Thanks for a quick reply, that seems to work. One more question, if I use a u vector as above in lsim would u[:,1] be my reference signal for the controller?
The example I gave have plant inputs as inputs of G. If you want to have the controller input be the input instead, make the controller sys1 and the plant sys2 and choose the signals appropriately.
using ControlSystemsBase, Plots
# Define the state space system
A = [1.0 0.5; 0.2 0.8]
B = [1.0 0.3; 0.4 1.1]
C = [2.0 1.5]
D = [0.5 0.2]
sys = ss(A, B, C, D)
Kp = 1.0
Ki = 0.5
Kd = 0.1
Tf = 0.1 # Filter time constant
C = pid(Kp, Ki, Kd, Tf=Tf, state_space=true, Ts=1.0, form=:parallel)
sysd = c2d(sys, C.Ts) # Discretize plant
# ==============================================================================
# Connection using feedback
# ==============================================================================
U2 = [1] # Index of the input of plant that you want to connect
W2 = [2] # Index of the plant to keep as external input
W1 = [1] # Index of C to keep as external input
Z1 = [] # Index of C to keep as external output
Z2 = (:) # Index of the plant to keep as external output
G2 = feedback(C, sysd; U2, W1, W2, Z1, Z2)
res = step(G2, 10)
plot(res, layout=2, sp=[1 2])
# ==============================================================================
# Using Named Statespace systems
# ==============================================================================
using RobustAndOptimalControl
Pn = named_ss(sysd, "P")
Cn = named_ss(C, "C")
fb = sumblock("e = r - y", Ts=C.Ts) # Feedback node
connections = [
:Py => :y
:e => :Cu
:Cy => :Pu1
]
z1 = [:Py] # External outputs
w1 = [:r, :Pu2] # External inputs
G3 = connect([Pn, Cn, fb], connections; z1, w1)
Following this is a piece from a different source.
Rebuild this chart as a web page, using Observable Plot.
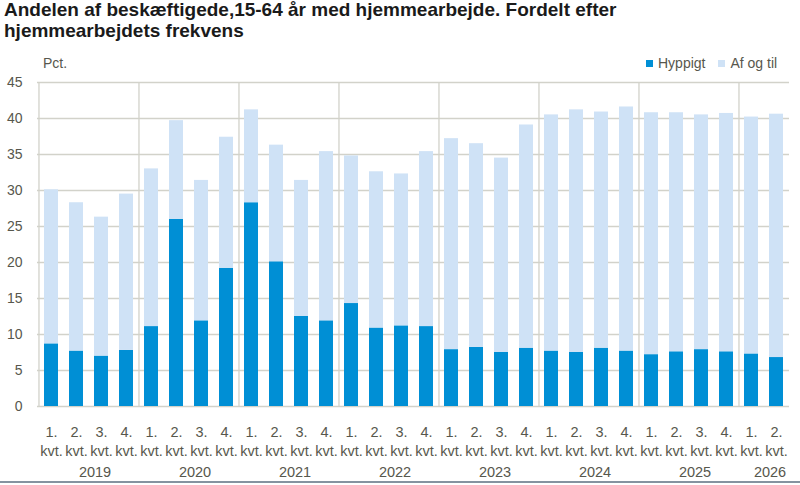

# ==============================================================================
## Compare
# ==============================================================================
bodeplot(G2)
bodeplot!(G3)
As the plot indicates, the two results are identical.
Edit: I made a new release that allows the user in the latest example with named systems to instead pass external inputs and outputs using the more descriptive keyword arguments external_inputs, external_outputs instead of w1, z1 (the latter option will continue to work).